Lean Logic is a community of essay-entries about inventive, cooperative self-reliance. Each entry is complete in itself, but also joins up with others, and signposts to those connections are supplied in the entries. Inheriting and inventing families of enabling principles (such as the rules of chess, the instruments of music or the grammar of language), we can construct things with more confidence and ambition than we could if we had to invent everything from first principles. Whether Lean Logic has a place on the edge of these enabling principles it is too soon to say. But it may, perhaps, provide some of the little bricks that, with luck, judgment and conversation, turn out to fit together.

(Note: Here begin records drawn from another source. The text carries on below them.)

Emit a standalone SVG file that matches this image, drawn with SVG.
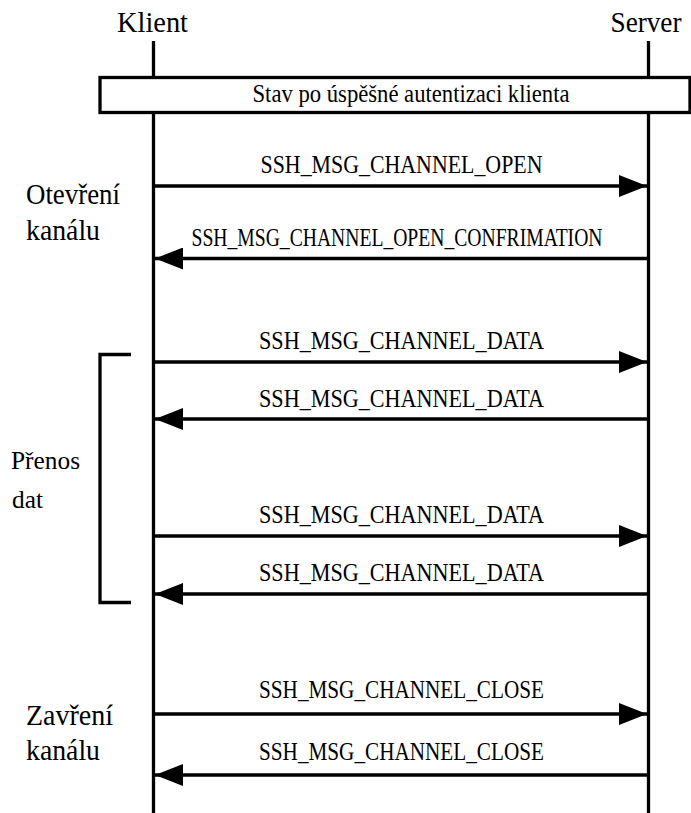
<svg xmlns="http://www.w3.org/2000/svg" width="691" height="813" viewBox="0 0 691 813">
<style>
  text { font-family: "Liberation Serif", "DejaVu Serif", serif; fill: #000; }
  .lbl { font-size: 25px; text-anchor: middle; }
  .side { font-size: 29px; }
  .small { font-size: 25px; }
  .life { stroke: #000; stroke-width: 3.3; fill: none; }
  .msg { stroke: #000; stroke-width: 3.3; fill: none; marker-end: url(#ah); }
</style>
<defs>
  <marker id="ah" viewBox="0 0 28 22" refX="28" refY="11" markerWidth="28" markerHeight="22" markerUnits="userSpaceOnUse" orient="auto">
    <polygon points="0,0 28,11 0,22" fill="#000"/>
  </marker>
</defs>
<rect width="691" height="813" fill="#fff"/>

<g id="klient">
  <line class="life" x1="153.5" y1="41" x2="153.5" y2="813"/>
  <text class="side" font-family="Liberation Serif, serif" x="152.5" y="32" text-anchor="middle" textLength="71" lengthAdjust="spacingAndGlyphs">Klient</text>
</g>
<g id="server">
  <line class="life" x1="648.5" y1="41" x2="648.5" y2="813"/>
  <text class="side" font-family="Liberation Serif, serif" x="646" y="32" text-anchor="middle" textLength="71" lengthAdjust="spacingAndGlyphs">Server</text>
</g>

<g id="state">
  <rect x="100" y="77.5" width="590" height="35" fill="#fff" stroke="#000" stroke-width="3.3"/>
  <text class="lbl" font-family="Liberation Serif, serif" x="411" y="101.5" textLength="317" lengthAdjust="spacingAndGlyphs">Stav po úspěšné autentizaci klienta</text>
</g>

<g id="phase-open">
  <text class="side" font-family="Liberation Serif, serif" x="26" y="204" textLength="94" lengthAdjust="spacingAndGlyphs">Otevření</text>
  <text class="side" font-family="Liberation Serif, serif" x="26" y="240" textLength="74" lengthAdjust="spacingAndGlyphs">kanálu</text>
</g>

<g id="phase-data">
  <path d="M131,354.5 H100 V602.5 H131" fill="none" stroke="#000" stroke-width="3.3"/>
  <text class="small" font-family="Liberation Serif, serif" x="11" y="469" textLength="69" lengthAdjust="spacingAndGlyphs">Přenos</text>
  <text class="small" font-family="Liberation Serif, serif" x="12" y="508" textLength="31" lengthAdjust="spacingAndGlyphs">dat</text>
</g>

<g id="phase-close">
  <text class="side" font-family="Liberation Serif, serif" x="26" y="725" textLength="87" lengthAdjust="spacingAndGlyphs">Zavření</text>
  <text class="side" font-family="Liberation Serif, serif" x="26" y="760" textLength="74" lengthAdjust="spacingAndGlyphs">kanálu</text>
</g>

<g id="connectors">
  <line class="msg" x1="155" y1="186" x2="647" y2="186"/>
  <text class="lbl" font-family="Liberation Serif, serif" x="401.5" y="173" textLength="282" lengthAdjust="spacingAndGlyphs">SSH_MSG_CHANNEL_OPEN</text>

  <line class="msg" x1="647" y1="258.5" x2="155" y2="258.5"/>
  <text class="lbl" font-family="Liberation Serif, serif" x="397" y="246" textLength="411" lengthAdjust="spacingAndGlyphs">SSH_MSG_CHANNEL_OPEN_CONFRIMATION</text>

  <line class="msg" x1="155" y1="362" x2="647" y2="362"/>
  <text class="lbl" font-family="Liberation Serif, serif" x="401.5" y="349" textLength="285" lengthAdjust="spacingAndGlyphs">SSH_MSG_CHANNEL_DATA</text>

  <line class="msg" x1="647" y1="419" x2="155" y2="419"/>
  <text class="lbl" font-family="Liberation Serif, serif" x="401.5" y="407" textLength="285" lengthAdjust="spacingAndGlyphs">SSH_MSG_CHANNEL_DATA</text>

  <line class="msg" x1="155" y1="536" x2="647" y2="536"/>
  <text class="lbl" font-family="Liberation Serif, serif" x="401.5" y="523" textLength="285" lengthAdjust="spacingAndGlyphs">SSH_MSG_CHANNEL_DATA</text>

  <line class="msg" x1="647" y1="594" x2="155" y2="594"/>
  <text class="lbl" font-family="Liberation Serif, serif" x="401.5" y="581" textLength="285" lengthAdjust="spacingAndGlyphs">SSH_MSG_CHANNEL_DATA</text>

  <line class="msg" x1="155" y1="714" x2="647" y2="714"/>
  <text class="lbl" font-family="Liberation Serif, serif" x="401.5" y="698" textLength="285" lengthAdjust="spacingAndGlyphs">SSH_MSG_CHANNEL_CLOSE</text>

  <line class="msg" x1="647" y1="775" x2="155" y2="775"/>
  <text class="lbl" font-family="Liberation Serif, serif" x="401.5" y="760" textLength="285" lengthAdjust="spacingAndGlyphs">SSH_MSG_CHANNEL_CLOSE</text>
</g>
</svg>
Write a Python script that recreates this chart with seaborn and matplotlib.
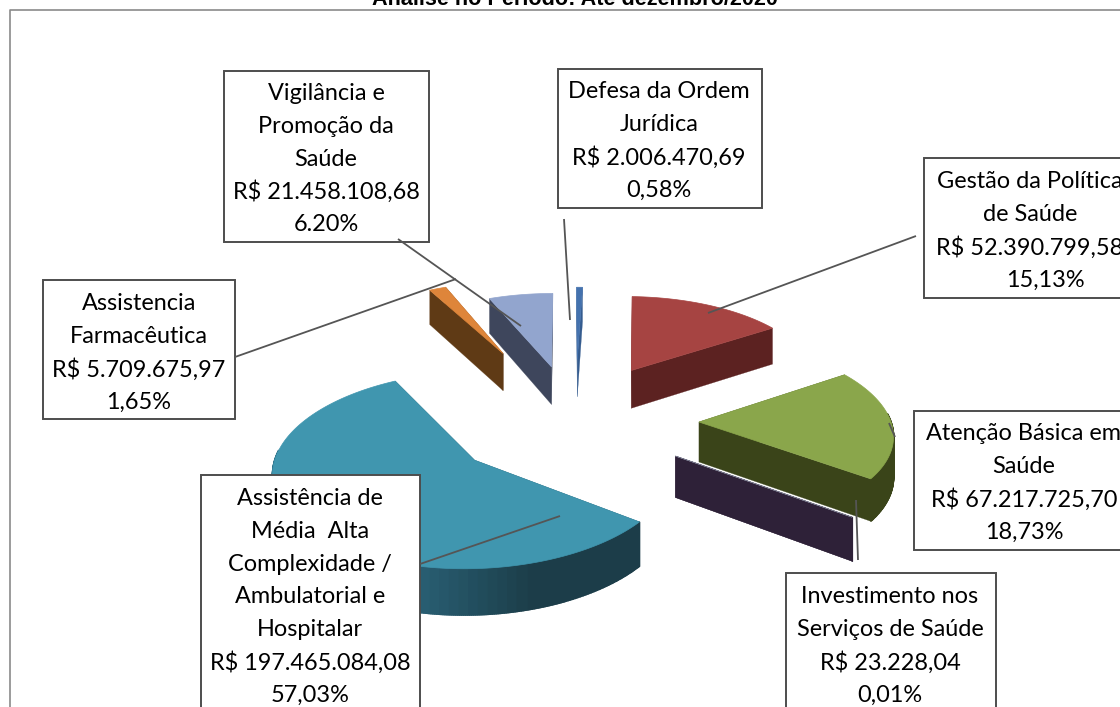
import numpy as np
import matplotlib
matplotlib.use("Agg")
import matplotlib.pyplot as plt
from matplotlib.patches import Rectangle
import seaborn as sns

# dados do grafico, em sentido horario a partir do topo
categories = ["Defesa", "Gestao", "Atencao", "Investimento", "Media Alta", "Farmaceutica", "Vigilancia"]
values = [2006470.69, 52390799.58, 67217725.70, 23228.04, 197465084.08, 5709675.97, 21458108.68]

label_lines = [
    ["Defesa da Ordem", "Jurídica", "R$ 2.006.470,69", "0,58%"],
    ["Gestão da Política", "de Saúde", "R$ 52.390.799,58", "15,13%"],
    ["Atenção Básica em", "Saúde", "R$ 67.217.725,70", "18,73%"],
    ["Investimento nos", "Serviços de Saúde", "R$ 23.228,04", "0,01%"],
    ["Assistência de", "Média  Alta", "Complexidade /", "Ambulatorial e", "Hospitalar", "R$ 197.465.084,08", "57,03%"],
    ["Assistencia", "Farmacêutica", "R$ 5.709.675,97", "1,65%"],
    ["Vigilância e", "Promoção da", "Saúde", "R$ 21.458.108,68", "6.20%"],
]
title = "Análise no Período: Até dezembro/2020"

# cores (topo e lateral)
top_colors = sns.color_palette(["#4472AE", "#A64442", "#8AA64B", "#77778A", "#4096AF", "#DE853A", "#92A5CE"])
side_colors = sns.color_palette(["#355C8F", "#5C2221", "#3A4419", "#2E2138", "#1C3D49", "#5F3A15", "#3E465C"])
wall_ramp = sns.blend_palette(["#2E6F86", "#2A6378", "#1C3D49", "#1C3D49"], 40)

# explosao de cada fatia (distancia, direcao em graus)
explode = [143, 134, 131, 125, 119, 172, 126]
explode_dir = [4, 30, 90, 124, 229, -24, -8]

# caixas: x0, y0, x1, y1, centro do texto, y da primeira linha
boxes = [
    (558, 69, 762, 208, 659, 90),
    (924, 158, 1140, 298, 1030, 180),
    (914, 411, 1140, 550, 1024, 432),
    (786, 573, 996, 725, 890, 595),
    (201, 475, 420, 725, 310, 497),
    (43, 280, 235, 419, 139, 302),
    (224, 71, 429, 242, 326, 92),
]
leaders = [
    [(564, 219), (570, 320)],
    [(916, 236), (708, 313)],
    [(889, 423), (895, 437)],
    [(856, 500), (858, 560)],
    [(420, 564), (560, 516)],
    [(235, 357), (456, 279)],
    [(398, 239), (521, 326)],
]

X0, Y0 = 568, 422
RADIUS = 192
SQUASH = 0.47
PERSP = 0.0005
DEPTH = 40


def project(wx, wy, wz=0):
    # perspectiva simples: o que esta longe fica menor
    f = 1 / (1 + PERSP * np.asarray(wy, dtype=float))
    return X0 + f * np.asarray(wx), Y0 - f * SQUASH * np.asarray(wy) + f * wz


def face(ax, wx, wy, color, lw=0.4):
    # parede vertical a partir de uma linha no plano do topo
    xa, ya = project(wx, wy)
    xb, yb = project(wx, wy, DEPTH)
    ax.fill(np.r_[xa, xb[::-1]], np.r_[ya, yb[::-1]], color=color, lw=lw)


def draw_slice(ax, a0, a1, i):
    d = np.radians(explode_dir[i])
    cx, cy = explode[i] * np.sin(d), explode[i] * np.cos(d)
    pts = np.radians(np.linspace(a0, a1, max(int(a1 - a0) * 2, 2)))
    ox = cx + RADIUS * np.sin(pts)
    oy = cy + RADIUS * np.cos(pts)

    # faces radiais, a mais distante primeiro
    radial = [(ox[0], oy[0]), (ox[-1], oy[-1])]
    radial.sort(key=lambda p: -p[1])
    for px, py in radial:
        face(ax, [cx, px], [cy, py], side_colors[i], lw=0.2)

    # parede externa, so a parte virada para a frente
    for k in range(len(pts) - 1):
        if np.cos(pts[k]) > 0.1:
            continue
        if categories[i] == "Media Alta":
            t = np.clip((np.sin(pts[k]) + 0.85) / 1.7, 0, 1)
            c = wall_ramp[int(t * (len(wall_ramp) - 1))]
        else:
            c = side_colors[i]
        face(ax, ox[k:k + 2], oy[k:k + 2], c, lw=1.2)

    tx, ty = project(np.r_[cx, ox], np.r_[cy, oy])
    ax.fill(tx, ty, color=top_colors[i], lw=0.5)


sns.set_theme(style="white")
plt.rcParams["font.family"] = ["Lato", "DejaVu Sans"]

fig = plt.figure(figsize=(11.2, 7.07), dpi=100)
ax = fig.add_axes([0, 0, 1, 1])
ax.set_xlim(0, 1120)
ax.set_ylim(707, 0)
ax.axis("off")

# moldura do grafico
ax.plot([10, 10, 1120], [707, 10, 10], color="#8a8a8a", lw=1.2)
ax.text(575, 5, title, ha="center", va="baseline", fontsize=15.6, fontweight="bold",
        family=["Liberation Sans", "DejaVu Sans"], color="black")

# angulos das fatias saem dos valores
shares = np.array(values) / np.sum(values)
ends = np.cumsum(shares) * 360
starts = np.r_[0, ends[:-1]]

for i in [0, 6, 5, 1, 2, 3, 4]:
    draw_slice(ax, starts[i], ends[i], i)

for seg in leaders:
    ax.plot(*zip(*seg), color="#555555", lw=1.3, solid_capstyle="butt", zorder=7)

LINE_H = 32.8
for (x0, y0, x1, y1, xc, yt), lines in zip(boxes, label_lines):
    ax.add_patch(Rectangle((x0, y0), x1 - x0, y1 - y0, fc="white", ec="#4d4d4d", lw=1.4, zorder=5))
    for n, line in enumerate(lines):
        # na caixa de Gestao o percentual fica deslocado, como no original
        xt = 1045 if line == "15,13%" else xc
        ax.text(xt, yt + 1.5 + n * LINE_H, line, ha="center", va="center", fontsize=16.9,
                color="black", zorder=6)

sns.despine(ax=ax, left=True, bottom=True)
fig.savefig("out.png", dpi=100)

A useful place to start is at A Guide to Lean Logic, which lists principal entries under fourteen questions that might occur to you on coming to the book for the first time. Links between them are suggested—it may help to make sense of one idea when you know something about related ones, from which more links extend, without any guarantee that you will discover a place where the logical sequence starts. It is, perhaps, like arriving in a group or a community: you learn about its members and their relationships with each other by being in the middle of it: there is no beginning or end. The more you know the group, the more you yourself become part of it, and part of its story. It is a story about the shared experience of something discovered, something discussed, something done.